ABC didn't want anybody else talking about its accuracy, either. When the Fox News Channel aired Food Lion's video of ABC's original footage, the network was furious. ABC Television President David Westin said, "I find it outrageously unfair that a news organization would proceed that way. The tape that Food Lion presented is a gross distortion of what actually occurred." Asked about the incident on CNN, Sam Donaldson told Larry King: "I think [Fox] was irresponsible." But at no point did ABC actually bother to discuss any of these alleged "gross distortions" in the Food Lion tape.

Others of have been more discerning. "These hidden camera investigations are costly, and it's hard for producers to go back to the office and say the sorts of things newspaper reporters tell their editors all the time: `the story didn't really pan out,'" argued William Powers, Senior Editor of the New Republic. "Unlike newspapers, the networks don't have subscribers who will be back for the next edition no matter what, and they can't bury a less than fab story on page B-19. They have to draw in a large audience for every show, or risk losing ratings and advertisers. And they do so by painting broad, sensational strokes," Powers asserted.

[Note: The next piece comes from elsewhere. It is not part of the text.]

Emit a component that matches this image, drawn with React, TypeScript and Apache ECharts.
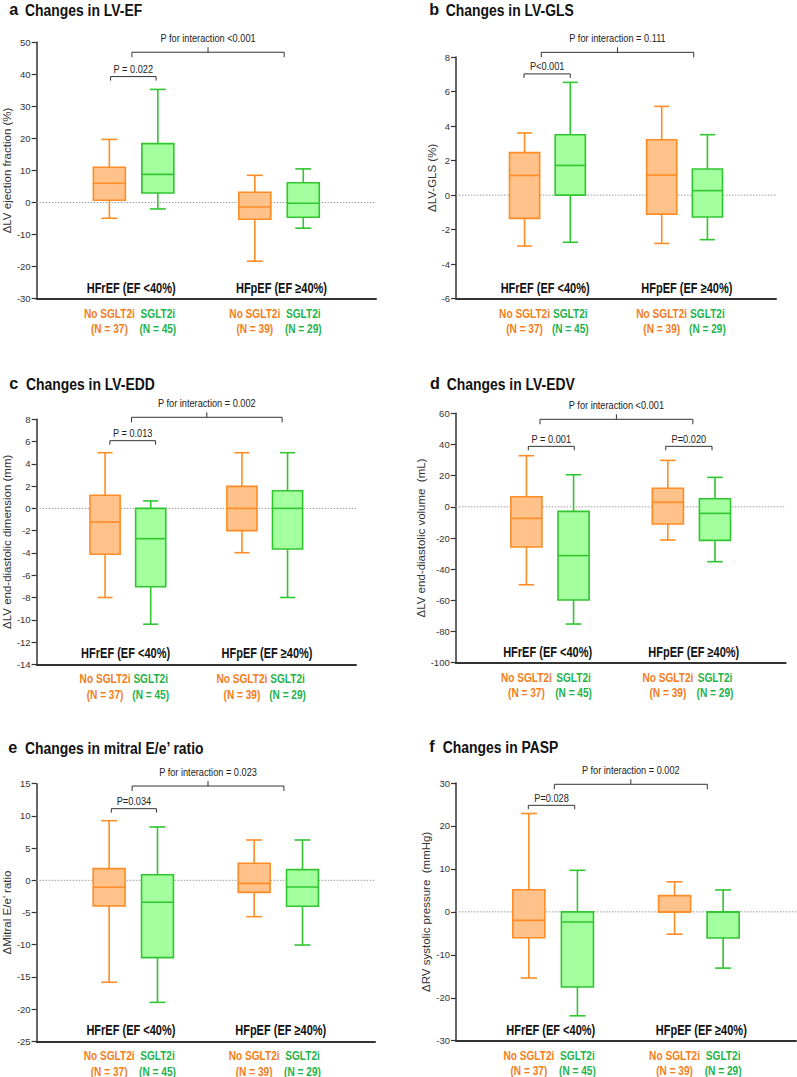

There's also another issue that neither ABC, nor its journalistic defenders addressed. If ABC thought they were truly exposing a health hazard, why did it wait six months, until a "sweeps" period, to air the Food Lion segment? Was ABC putting profits ahead of public safety, as it accused Food Lion of doing? This issue wasn't mentioned until near the end of the Viewpoint segment -- by Food Lion's Chris Ahearn -- and no one at ABC answered the criticism. None of ABC's defenders within journalism addressed the topic, either.

The ABC vs. Food Lion case has implications for the First Amendment, and it's legitimate for reporters to discuss and defend the use of hidden cameras. But this wasn't the only issue. The case also raises fundamental questions about the accuracy of television magazine reporting, questions which ABC News and much of the rest of the media have chosen to supress.